The crossover strategy is based on identifying the points where the MACD line crosses the Signal Line. These crossovers indicate potential changes in trend.

  • Bullish Crossover: When the MACD line crosses above the Signal Line, it is considered a buy signal. This indicates that bullish momentum is increasing.
  • Bearish Crossover: When the MACD line crosses below the Signal Line, it is considered a sell signal. This indicates that bearish momentum is increasing.

Practical Example:

In the stock market, if you notice that the MACD line for "Microsoft" stock has crossed above the Signal Line, it may be an opportunity to enter a buy trade, expecting the stock price to rise. Conversely, if the MACD line crosses below the Signal Line, it may be a signal to sell the stock.

Chapter 3: Divergence Strategy

Divergence occurs when the price of an asset moves in the opposite direction of the MACD indicator. Divergence can indicate a potential reversal in the trend.

  • Bullish Divergence: Occurs when the price is in a downtrend, while the MACD indicator is forming higher lows. This suggests that the downtrend may be weakening and the price may rise soon.
  • Bearish Divergence: Occurs when the price is in an uptrend, while the MACD indicator is forming lower highs. This suggests that the uptrend may be weakening and the price may fall soon.

Example:

If the S&P 500 index is making higher highs, while the MACD indicator is forming lower highs, this indicates bearish divergence, which could mean that the market is about to correct.

Chapter 4: Using the Histogram

The histogram provides additional information about the strength of the momentum. It can be used to confirm crossover and divergence signals.

  • Increasing Histogram: Indicates increasing momentum in the current direction.
  • Decreasing Histogram: Indicates weakening momentum in the current direction.

Practical Application:

If the MACD line has crossed above the Signal Line (buy signal), and the histogram is increasing, this confirms the strength of the signal and increases the likelihood of a successful trade.

Chapter 5: Combining MACD with Other Indicators

To improve the accuracy of MACD signals, it can be combined with other technical indicators such as:

  • Relative Strength Index (RSI): To confirm overbought or oversold conditions.
  • Moving Average (MA): To identify the overall trend of the market.
  • Fibonacci Levels: To identify potential support and resistance levels.

Example:

If the MACD indicator is giving a buy signal, and the RSI indicator indicates that the asset is not in the overbought zone, it may be a good opportunity to enter a buy trade.

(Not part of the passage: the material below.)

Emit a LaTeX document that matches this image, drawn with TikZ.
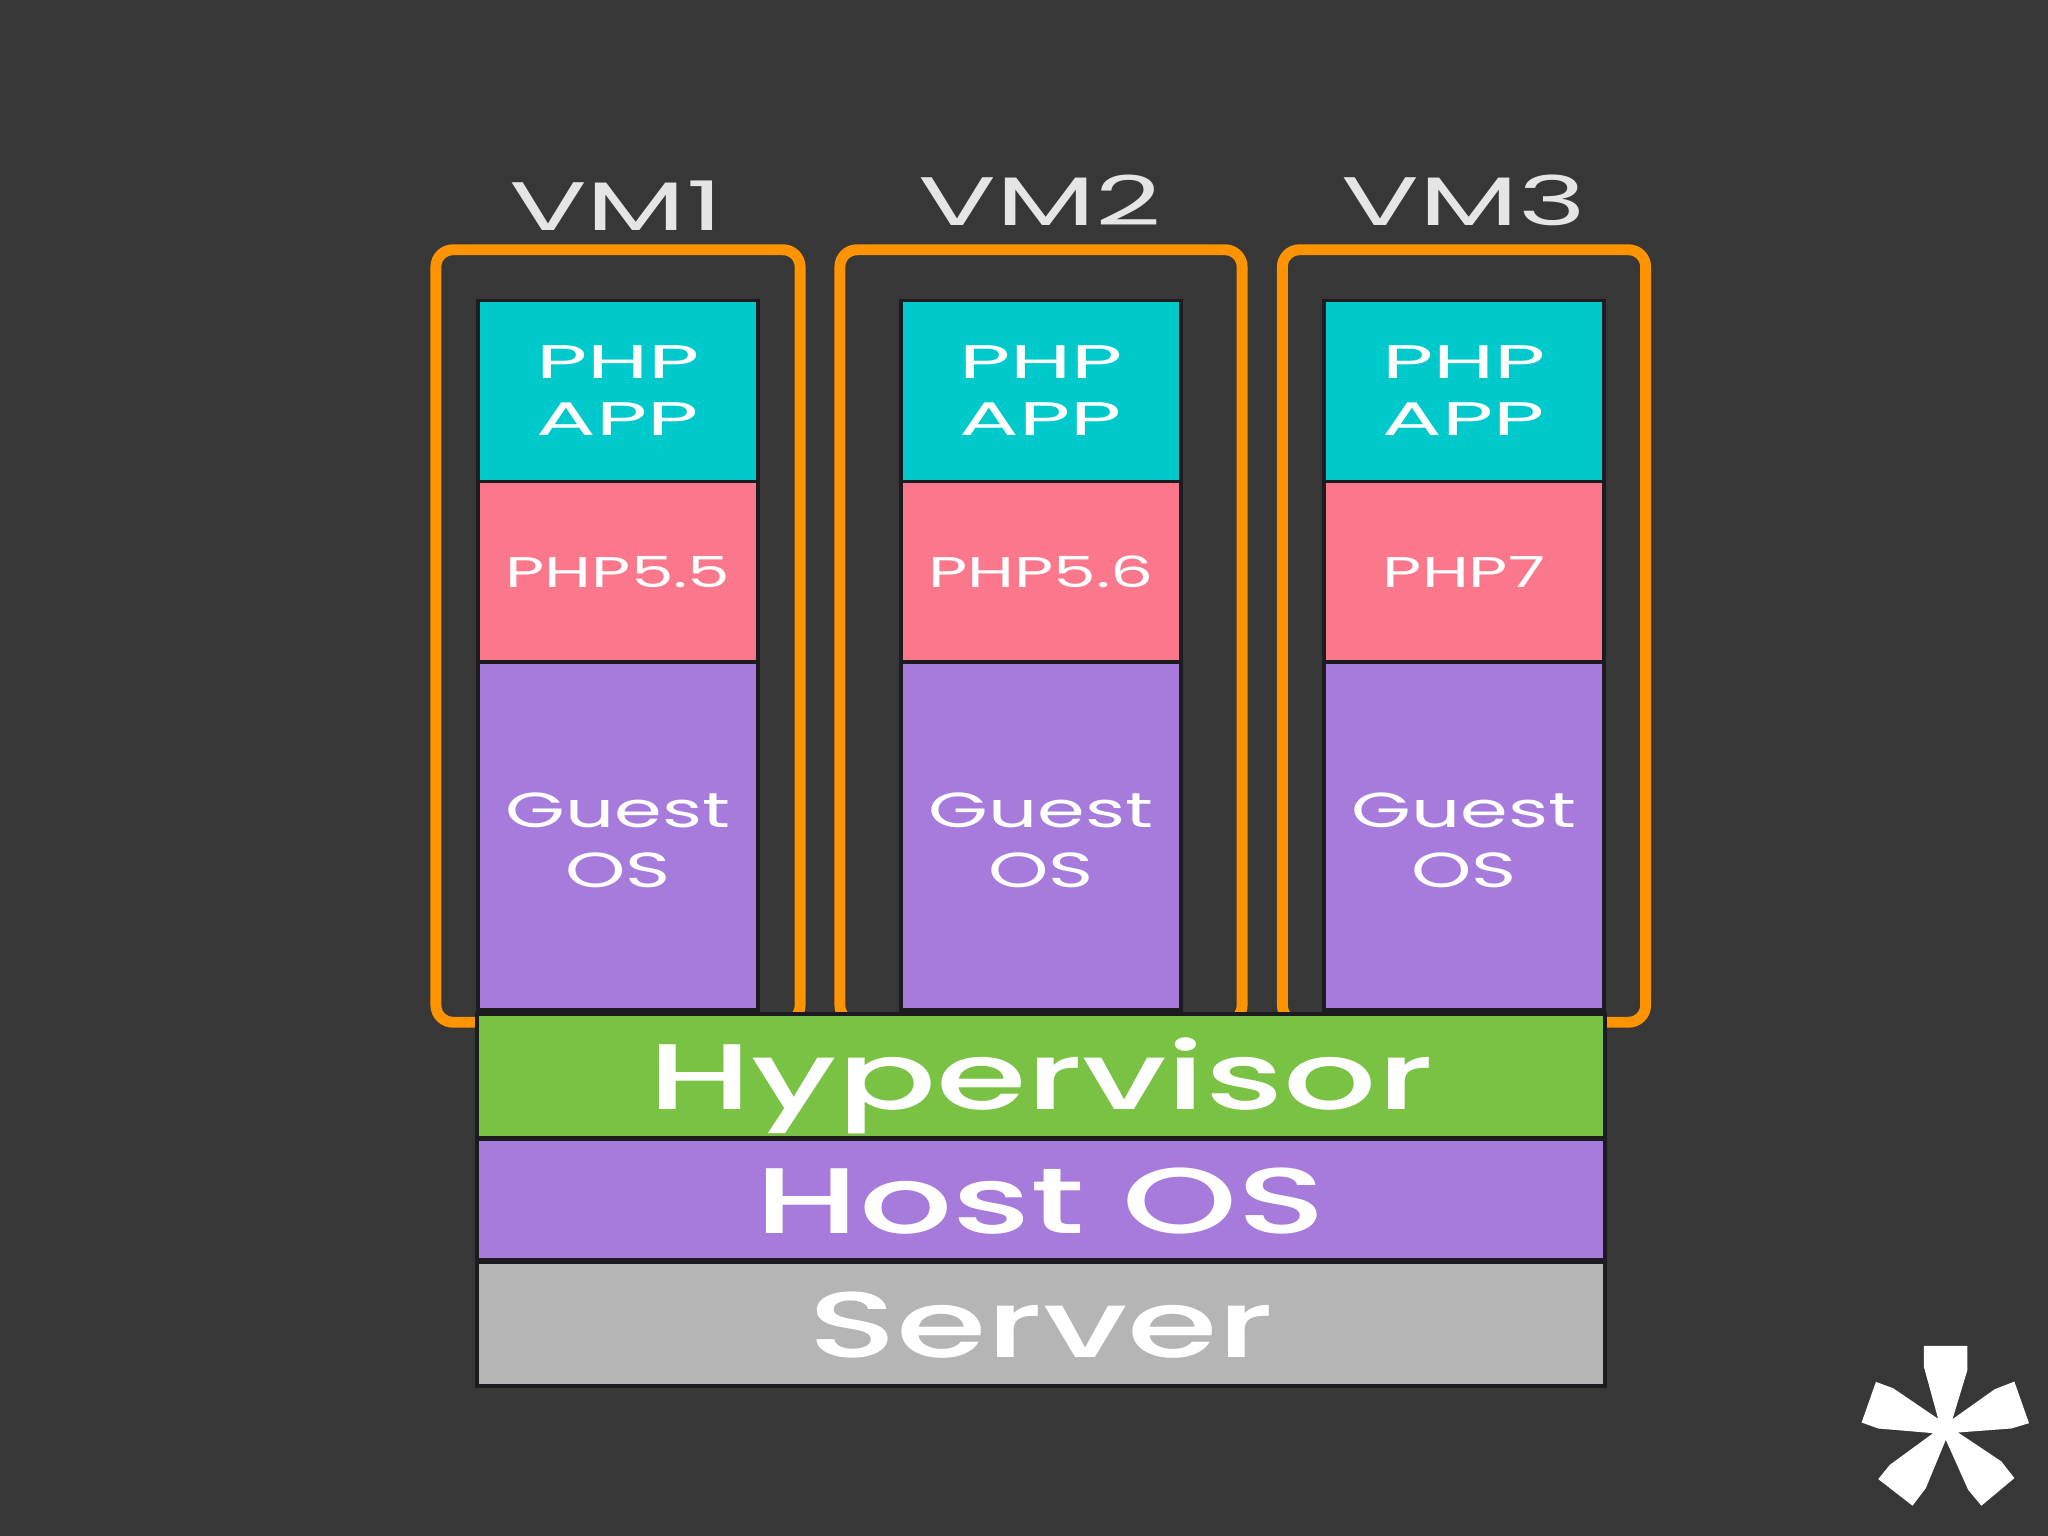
\documentclass[tikz,border=0pt]{standalone}
\usepackage{fontspec}
\usepackage{tikz}
\setmainfont{Poppins}
\newfontfamily\wideface[FakeStretch=1.57]{Poppins Medium}
\newfontfamily\nameface[FakeStretch=1.68]{Poppins}
\newfontfamily\appface[FakeStretch=1.88]{Poppins}
\newfontfamily\verface[FakeStretch=1.58]{Poppins}
\newfontfamily\guestface[FakeStretch=1.56]{Poppins}

\definecolor{bgdark}{HTML}{383738}
\definecolor{edgedark}{HTML}{1C1B20}
\definecolor{frameorange}{HTML}{FF9400}
\definecolor{appteal}{HTML}{00C9CC}
\definecolor{phppink}{HTML}{FB788C}
\definecolor{ospurple}{HTML}{A67BDC}
\definecolor{hvgreen}{HTML}{7AC244}
\definecolor{servergray}{HTML}{B6B5B6}

\tikzset{
  layer/.style={draw=edgedark,line width=1.1pt,inner sep=0pt,outer sep=0pt,
    text=white,align=center},
  smalllayer/.style={layer,minimum width=2.8cm},
  widelayer/.style={layer,minimum width=11.27cm,text height=0.67cm,text depth=0cm,
    font=\wideface\fontsize{26.5}{30}\selectfont},
  vmframe/.style={draw=frameorange,line width=3.1pt,rounded corners=0.17cm,
    inner sep=0pt,minimum height=7.72cm},
  vmlabel/.style={text=white!90!black,inner sep=0pt,
    font=\nameface\fontsize{19.5}{22}\selectfont}
}

\begin{document}
\begin{tikzpicture}[x=0.01cm,y=-0.01cm]
  % Hintergrund
  \fill[bgdark] (0,0) rectangle (2048,1536);

  % VM-Spalten
  \foreach \n/\cx/\fw/\lx/\ly/\ver in {1/618/3.64/616/206/PHP5.5,2/1041/4.02/1040/200/PHP5.6,3/1464/3.63/1464/200/PHP7} {
    \node[vmframe,minimum width=\fw cm] (vm\n) at (\cx,636) {};
    \node[vmlabel] (name\n) at (\lx,\ly) {VM\n};
    \node[smalllayer,fill=appteal,minimum height=1.81cm,
      font=\appface\fontsize{13.4}{16.2}\selectfont] (app\n) at (\cx,391) {PHP\\APP};
    \node[smalllayer,fill=phppink,minimum height=1.81cm,
      font=\verface\fontsize{12.2}{15}\selectfont] (php\n) at (\cx,572) {\ver};
    \node[smalllayer,fill=ospurple,minimum height=3.47cm,text height=1.03cm,
      font=\guestface\fontsize{14}{17}\selectfont] (guest\n) at (\cx,836) {Guest\\OS};
  }

  % Unterbau
  \node[widelayer,fill=hvgreen,minimum height=1.24cm] (hypervisor) at (1041,1076) {Hypervisor};
  \node[widelayer,fill=ospurple,minimum height=1.2cm] (hostos) at (1041,1199.5) {Host OS};
  \node[widelayer,fill=servergray,minimum height=1.24cm] (server) at (1041,1324) {Server};

  % Stern
  \begin{scope}[shift={(1820,1320)},x=0.00333cm,y=-0.00333cm]
    \fill[white] (312,78) -- (443,78) -- (443,150) -- (398,298) -- (525,208) -- (584,185)
      -- (628,310) -- (575,326) -- (415,338) -- (545,425) -- (584,475) -- (485,558)
      -- (445,510) -- (378,360) -- (318,505) -- (278,558) -- (175,478) -- (210,435)
      -- (340,340) -- (175,326) -- (125,308) -- (168,186) -- (220,205) -- (355,297)
      -- (312,140) -- cycle;
  \end{scope}
\end{tikzpicture}
\end{document}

Chapter 6: Risk Management

Risk management is an essential part of any trading strategy. Stop-loss levels and take-profit targets should be set before entering any trade.

  • Stop Loss: Should be placed at a level that limits potential losses if the price moves against you.
  • Take Profit: Should be placed at a level where you expect the price to reach to achieve the desired profit.

Example:

If you enter a buy trade on a stock at $50, you can set the stop loss at $49 and the take profit at $52.

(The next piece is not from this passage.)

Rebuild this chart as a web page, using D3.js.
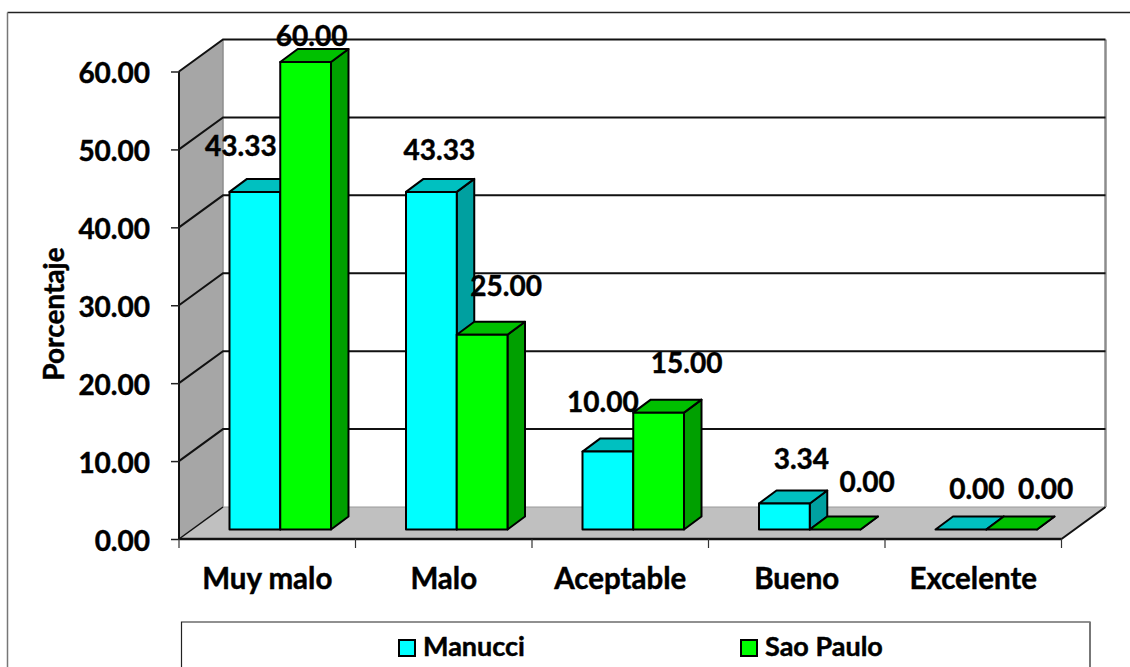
<!DOCTYPE html>
<html>
<head>
<meta charset="utf-8">
<script src="https://cdnjs.cloudflare.com/ajax/libs/d3/7.8.5/d3.min.js"></script>
<style>
  html, body { margin: 0; padding: 0; background: #fff; }
  svg { display: block; }
  text { font-family: Lato, "Noto Sans", sans-serif; font-weight: 700; fill: #000; stroke: #000; stroke-width: 0.45px; }
</style>
</head>
<body>
<svg id="chart" width="1130" height="667"></svg>
<script>
const categories = ["Muy malo", "Malo", "Aceptable", "Bueno", "Excelente"];
const seriesNames = ["Manucci", "Sao Paulo"];
const manucci = [43.33, 43.33, 10.00, 3.34, 0.00];
const saoPaulo = [60.00, 25.00, 15.00, 0.00, 0.00];
const yTicks = [0, 10, 20, 30, 40, 50, 60];

// Data labels were placed by hand around the bars: nudges from each bar's top centre.
const manucciNudge = [[-14, -36], [8, -32], [-5, -40], [17, -34], [16, -31]];
const saoPauloNudge = [[6, -16], [24, -39], [28, -40], [32, -38], [34, -31]];

const palette = {
  Manucci: { front: "#00ffff", top: "#00c0c0", side: "#00a0a0" },
  "Sao Paulo": { front: "#00ff00", top: "#00c000", side: "#00a000" }
};

const svg = d3.select("#chart");
const ink = "#111";

// Pseudo-3D plot box: front plane, and the shift to the back wall.
const plot = { left: 179, right: 1061.5, bottom: 539, top: 71.5 };
const depth = { x: 44, y: -32 };
const barDepth = { x: 17.5, y: -13 };
const barFloorY = 529.5;

const x = d3.scaleBand().domain(categories).range([plot.left, plot.right]);
const y = d3.scaleLinear().domain([0, 60]).range([plot.bottom, plot.top]);
const inner = d3.scaleBand().domain(seriesNames).range([50.5, 152]);
const barHeight = v => y(0) - y(v);

const poly = pts => pts.map(p => p.join(",")).join(" ");

// Outer frame: only the top and left edges are visible.
svg.append("line").attr("x1", 7.5).attr("x2", 1130).attr("y1", 12.5).attr("y2", 12.5)
  .attr("stroke", "#222").attr("stroke-width", 1.5);
svg.append("line").attr("x1", 7.5).attr("x2", 7.5).attr("y1", 12.5).attr("y2", 667)
  .attr("stroke", "#777").attr("stroke-width", 1.5);

// Side wall and floor
const wallTop = y(60), wallBot = y(0);
svg.append("polygon")
  .attr("points", poly([[plot.left, wallTop], [plot.left + depth.x, wallTop + depth.y],
                        [plot.left + depth.x, wallBot + depth.y], [plot.left, wallBot]]))
  .attr("fill", "#a6a6a6");
svg.append("polygon")
  .attr("points", poly([[plot.left, wallBot], [plot.left + depth.x, wallBot + depth.y],
                        [plot.right + depth.x, wallBot + depth.y], [plot.right, wallBot]]))
  .attr("fill", "#c0c0c0");

// Back-wall edges
svg.append("line")
  .attr("x1", plot.left + depth.x).attr("x2", plot.left + depth.x)
  .attr("y1", wallTop + depth.y).attr("y2", wallBot + depth.y)
  .attr("stroke", "#8c8c8c").attr("stroke-width", 1.5);
svg.append("line")
  .attr("x1", plot.right + depth.x).attr("x2", plot.right + depth.x)
  .attr("y1", wallTop + depth.y).attr("y2", wallBot + depth.y)
  .attr("stroke", "#8c8c8c").attr("stroke-width", 2.5);
svg.append("line")
  .attr("x1", plot.left + depth.x).attr("x2", plot.right + depth.x)
  .attr("y1", wallBot + depth.y).attr("y2", wallBot + depth.y)
  .attr("stroke", "#9a9a9a").attr("stroke-width", 1);

// Gridlines run along the back wall and slant down the side wall.
const grid = svg.append("g").attr("fill", "none").attr("stroke", ink).attr("stroke-width", 2);
grid.selectAll("polyline.g").data(yTicks.filter(t => t > 0)).join("polyline")
  .attr("class", "g")
  .attr("points", t => poly([[plot.left, y(t)], [plot.left + depth.x, y(t) + depth.y],
                             [plot.right + depth.x, y(t) + depth.y]]));
grid.append("line")
  .attr("x1", plot.left).attr("y1", y(0))
  .attr("x2", plot.left + depth.x).attr("y2", y(0) + depth.y)
  .attr("stroke-width", 1.5);

// Axes on the front plane
svg.append("line").attr("x1", plot.left).attr("x2", plot.left)
  .attr("y1", y(60)).attr("y2", y(0)).attr("stroke", ink).attr("stroke-width", 2);
svg.append("line").attr("x1", plot.left).attr("x2", plot.right)
  .attr("y1", y(0)).attr("y2", y(0)).attr("stroke", ink).attr("stroke-width", 2.5);
svg.append("line").attr("x1", plot.right).attr("y1", y(0))
  .attr("x2", plot.right + depth.x).attr("y2", y(0) + depth.y)
  .attr("stroke", ink).attr("stroke-width", 2);

const yAxis = d3.axisLeft(y).tickValues(yTicks).tickFormat(d3.format(".2f"))
  .tickSize(8).tickPadding(21);
const yG = svg.append("g").attr("transform", `translate(${plot.left},0)`).call(yAxis);
yG.select(".domain").remove();
yG.selectAll("line").attr("stroke", "#222").attr("stroke-width", 1.5);
yG.selectAll("text").attr("font-size", 28).attr("dy", "0.41em")
  .style("font-family", "Lato, sans-serif").style("font-weight", 700);

// Category ticks sit on the band edges, labels on the band centres.
const edges = categories.map(c => x(c)).concat(plot.right);
svg.append("g").selectAll("line").data(edges).join("line")
  .attr("x1", d => d).attr("x2", d => d)
  .attr("y1", y(0)).attr("y2", y(0) + 9)
  .attr("stroke", "#333").attr("stroke-width", 1.2);
svg.append("g").selectAll("text").data(categories).join("text")
  .attr("x", c => x(c) + x.bandwidth() / 2)
  .attr("y", 589)
  .attr("text-anchor", "middle")
  .attr("font-size", 29.5)
  .text(c => c);

// Axis title
svg.append("text")
  .attr("transform", "translate(64,314) rotate(-90)")
  .attr("text-anchor", "middle")
  .attr("font-size", 28)
  .text("Porcentaje");

// Bars, back to front within each category
const rows = seriesNames.map((name, s) => ({
  name,
  values: s === 0 ? manucci : saoPaulo,
  nudges: s === 0 ? manucciNudge : saoPauloNudge
}));

const barData = [];
categories.forEach((c, i) => rows.forEach(r => barData.push({
  category: c, name: r.name, value: r.values[i], nudge: r.nudges[i]
})));

const bars = svg.append("g").attr("stroke", "#000").attr("stroke-width", 2)
  .attr("stroke-linejoin", "round");

bars.selectAll("g.bar").data(barData).join("g").attr("class", "bar").each(function (d) {
  const g = d3.select(this);
  const colours = palette[d.name];
  const x0 = x(d.category) + inner(d.name);
  const w = inner.bandwidth();
  const yTop = barFloorY - barHeight(d.value);
  const { x: dx, y: dy } = barDepth;

  g.append("polygon")
    .attr("points", poly([[x0 + w, yTop], [x0 + w + dx, yTop + dy],
                          [x0 + w + dx, barFloorY + dy], [x0 + w, barFloorY]]))
    .attr("fill", colours.side);
  g.append("polygon")
    .attr("points", poly([[x0, yTop], [x0 + dx, yTop + dy],
                          [x0 + w + dx, yTop + dy], [x0 + w, yTop]]))
    .attr("fill", colours.top);
  g.append("rect")
    .attr("x", x0).attr("y", yTop)
    .attr("width", w).attr("height", barFloorY - yTop)
    .attr("fill", colours.front);
});

// Value labels sit above all the bars.
svg.append("g").selectAll("text").data(barData).join("text")
  .attr("x", d => x(d.category) + inner(d.name) + inner.bandwidth() / 2 + d.nudge[0])
  .attr("y", d => barFloorY - barHeight(d.value) + d.nudge[1])
  .attr("text-anchor", "middle")
  .attr("font-size", 28)
  .text(d => d3.format(".2f")(d.value));

// Legend box runs off the bottom of the page.
svg.append("path")
  .attr("d", "M181.5,667V622H1090V667")
  .attr("fill", "#fff").attr("stroke", "#222").attr("stroke-width", 1.2);
svg.append("line").attr("x1", 1090).attr("x2", 1090).attr("y1", 622).attr("y2", 667)
  .attr("stroke", "#777").attr("stroke-width", 2);

const legendX = d3.scaleOrdinal().domain(seriesNames).range([399, 741]);
const legend = svg.append("g").selectAll("g").data(seriesNames).join("g")
  .attr("transform", n => `translate(${legendX(n)},640)`);
legend.append("rect")
  .attr("width", 16).attr("height", 16)
  .attr("fill", n => palette[n].front)
  .attr("stroke", "#000").attr("stroke-width", 2);
legend.append("text")
  .attr("x", 24).attr("y", 16)
  .attr("font-size", 27)
  .text(n => n);
</script>
</body>
</html>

Chapter 7: Trading Strategies in Different Markets

The MACD indicator can be used in various financial markets, including:

  • Stock Market: To identify opportunities to buy and sell stocks.
  • Forex Market: To identify trading opportunities on currency pairs.
  • Cryptocurrency Market: To identify trading opportunities on cryptocurrencies such as Bitcoin and Ethereum.

Strategy Adaptation:

You may need to adapt the MACD indicator settings to suit the characteristics of the market you are trading. For example, you may need to use shorter time frames in volatile markets such as the cryptocurrency market.

Chapter 8: Common Mistakes and How to Avoid Them

Common mistakes that traders make when using the MACD indicator:

  • Relying on MACD alone: It should be used with other indicators to confirm signals.
  • Ignoring Risk Management: Stop-loss levels and take-profit targets should always be set.
  • Emotional Trading: Stick to the strategy and do not make decisions based on fear or greed.

Chapter 9: Advanced Tips

To improve your use of the MACD indicator, consider the following tips:

  • Use Multiple Time Frames: Analyze the MACD on different time frames (daily, weekly, monthly) to get a clearer picture of the overall trend.
  • Look for Candlestick Patterns: Candlestick patterns can help confirm MACD signals.
  • Practice on a Demo Account: Before trading with real money, practice on a demo account to test your strategies.

Chapter 10: Conclusion

The MACD indicator is a powerful tool that can help traders make informed decisions. By understanding how the indicator works and using appropriate trading strategies, you can increase your chances of achieving sustainable profits in the financial markets. Remember that risk management is the key to success in trading.


Disclaimer: This article is for educational purposes only and does not constitute investment advice. Trading in financial markets carries high risks, and you may lose your capital. Consult a financial advisor before making any investment decisions.